No, it didn't used to be you're male or female.
In traditional western society that's what we're taught. You are either a boy or a girl, male or female. Blue or pink, a doll or a truck. That is what I was presented with when I was growing up. There were no alternative options...that's not to say
they didn't exist...they just were not given as an option. Nowadays some parents are a bit more open minded and are allowing their kids to develop their own identities by presenting them with options rather than pushing the identity of "boy" or "girl" at the beginning.
Intersex people did not just start existing this year
....I've been horrified by the transphobia on FSU over the recent months, but it's not all that much better to celebrate suddenly accepting something that should have been known and celebrated and accepted decades if not centuries ago.
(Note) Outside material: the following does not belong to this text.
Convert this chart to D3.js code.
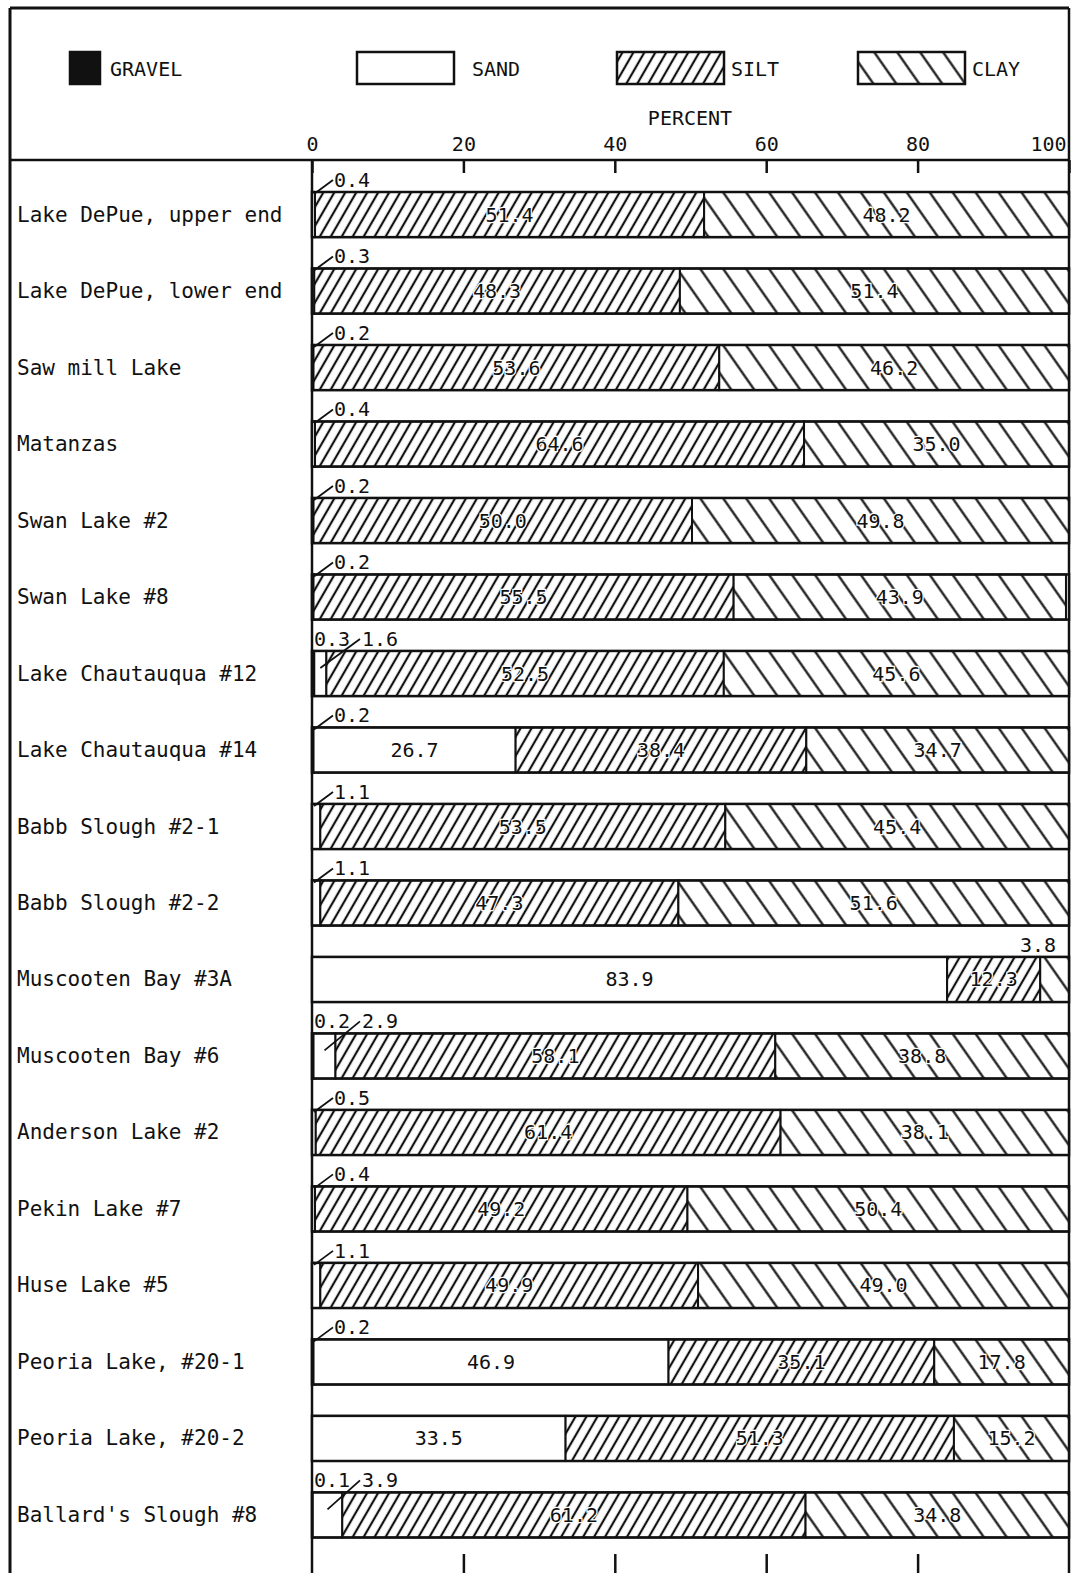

People exist in different spheres. Someone's experience as part of a particular community comes with knowledge that is often exclusive or inherent to that community as it affects them personally. For someone who is
not part of that community, it's unfair to expect them to just know something everyone in that community already knows.
I'm in my 30s and not part of the LGBT community. I knew about male, female, trans, straight, gay and bi-sexual. Queer is something I just learned about a few years ago when the Q was added; I'm still trying to learn what non-binary, cisgender, gender fluid, etc. are. But I'm open to learning because I want to understand.
It's like what's going on in America right now. As a black person, I've known about systemic racism my entire life because I am part of that community. However, there are a lot of non-black people who are learning about it for the first time. Like you said, I want to say everyone
should have known about it because it's been going on for centuries in this country, but I understand how someone who is not a part of the black community may not know because they don't see the world from my perspective. But people are waking up to it and educating themselves about it and, hopefully, change will come from it. I hope the same thing will happen for the LGBTQ+ community.
I say all of that to say sometimes ignorance isn't malicious--it's just ignorance: a lack of knowledge or information. When you have knowledge that others don't, sometimes you should try to educate them and open their minds rather than hold what they don't know against them. However, "stupidity is the deliberate cultivation of ignorance." Not everyone is receptive to knowledge; a lot of people like being ignorant and when that's the case, there isn't much you can do.